> **INPUT MATERIAL**
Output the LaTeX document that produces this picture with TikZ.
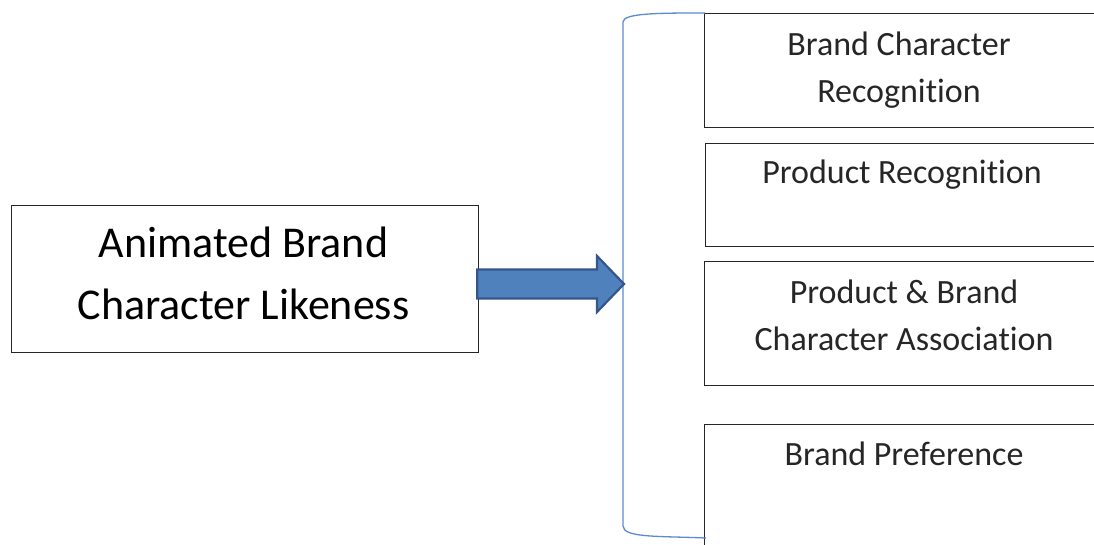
\documentclass[tikz,border=0pt]{standalone}
\usepackage{fontspec}
\setmainfont{Carlito}[Ligatures=NoCommon]
\usetikzlibrary{calc}
\definecolor{brk}{HTML}{5B8BD0}
\definecolor{arrfill}{HTML}{4F81BD}
\definecolor{arrline}{HTML}{34568A}
\tikzset{
  box/.style={draw=black!85, line width=1.3pt, inner sep=0pt, anchor=north west},
  lefttxt/.style={font=\fontsize{44}{62}\selectfont, align=center, text=black},
  righttxt/.style={font=\fontsize{34}{47}\selectfont, align=center, text=black!85},
}
\begin{document}
\begin{tikzpicture}[x=1pt,y=-1pt]
\useasboundingbox (0,0) rectangle (1094,545);
\clip (0,0) rectangle (1094,545);
\fill[white] (0,0) rectangle (1094,545);
% left box
\node[box, minimum width=467pt, minimum height=147pt] (L) at (11,205) {};
\node[lefttxt] (Lt) at (243.5,273.5) {Animated Brand\\Character Likeness};
% right boxes
\node[box, minimum width=420pt, minimum height=114pt] (B1) at (704,13) {};
\node[righttxt] (B1t) at (899,70) {Brand Character\\Recognition};
\node[box, minimum width=420pt, minimum height=103pt] (B2) at (705,143) {};
\node[righttxt] (B2t) at (902,174.5) {Product Recognition};
\node[box, minimum width=420pt, minimum height=124pt] (B3) at (704,261) {};
\node[righttxt] (B3t) at (904,315.5) {Product \& Brand\\Character Association};
\node[box, minimum width=420pt, minimum height=140pt] (B4) at (704,424) {};
\node[righttxt] (B4t) at (904,453.5) {Brand Preference};
% bracket
\coordinate (bt) at (705,13);
\coordinate (bb) at (706,538);
\coordinate (bm) at (624,284);
\draw[brk, line width=1.3pt] (bt) .. controls (660,13) and (623,13) .. (623,22)
  -- (623,526) .. controls (623,538) and (660,536) .. (bb);
% arrow
\coordinate (as) at ($(L.east)+(-2,284-278.5)$);
\filldraw[fill=arrfill, draw=arrline, line width=2.2pt, line join=miter]
  (as |- 0,269.5) -- (597,269.5) -- (597,256) -- (bm) -- (597,312) -- (597,298.5) -- (as |- 0,298.5) -- cycle;
\end{tikzpicture}
\end{document}
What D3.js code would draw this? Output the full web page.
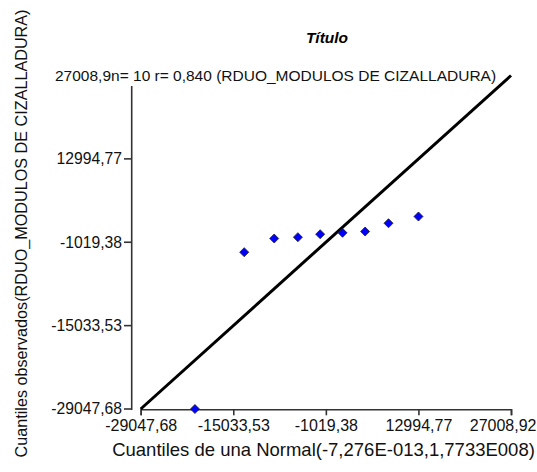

> **EXERCISE AIM**
Print each record exactly as it stands, leaving the images out.

> **FULL ANSWER**
Output the LaTeX document that produces this picture with TikZ.
\documentclass[tikz,border=0pt]{standalone}
\usepackage{fontspec}
\setmainfont{Carlito}[Ligatures=NoCommon]
\usetikzlibrary{calc}
\definecolor{brk}{HTML}{5B8BD0}
\definecolor{arrfill}{HTML}{4F81BD}
\definecolor{arrline}{HTML}{34568A}
\tikzset{
  box/.style={draw=black!85, line width=1.3pt, inner sep=0pt, anchor=north west},
  lefttxt/.style={font=\fontsize{44}{62}\selectfont, align=center, text=black},
  righttxt/.style={font=\fontsize{34}{47}\selectfont, align=center, text=black!85},
}
\begin{document}
\begin{tikzpicture}[x=1pt,y=-1pt]
\useasboundingbox (0,0) rectangle (1094,545);
\clip (0,0) rectangle (1094,545);
\fill[white] (0,0) rectangle (1094,545);
% left box
\node[box, minimum width=467pt, minimum height=147pt] (L) at (11,205) {};
\node[lefttxt] (Lt) at (243.5,273.5) {Animated Brand\\Character Likeness};
% right boxes
\node[box, minimum width=420pt, minimum height=114pt] (B1) at (704,13) {};
\node[righttxt] (B1t) at (899,70) {Brand Character\\Recognition};
\node[box, minimum width=420pt, minimum height=103pt] (B2) at (705,143) {};
\node[righttxt] (B2t) at (902,174.5) {Product Recognition};
\node[box, minimum width=420pt, minimum height=124pt] (B3) at (704,261) {};
\node[righttxt] (B3t) at (904,315.5) {Product \& Brand\\Character Association};
\node[box, minimum width=420pt, minimum height=140pt] (B4) at (704,424) {};
\node[righttxt] (B4t) at (904,453.5) {Brand Preference};
% bracket
\coordinate (bt) at (705,13);
\coordinate (bb) at (706,538);
\coordinate (bm) at (624,284);
\draw[brk, line width=1.3pt] (bt) .. controls (660,13) and (623,13) .. (623,22)
  -- (623,526) .. controls (623,538) and (660,536) .. (bb);
% arrow
\coordinate (as) at ($(L.east)+(-2,284-278.5)$);
\filldraw[fill=arrfill, draw=arrline, line width=2.2pt, line join=miter]
  (as |- 0,269.5) -- (597,269.5) -- (597,256) -- (bm) -- (597,312) -- (597,298.5) -- (as |- 0,298.5) -- cycle;
\end{tikzpicture}
\end{document}
What D3.js code would draw this? Output the full web page.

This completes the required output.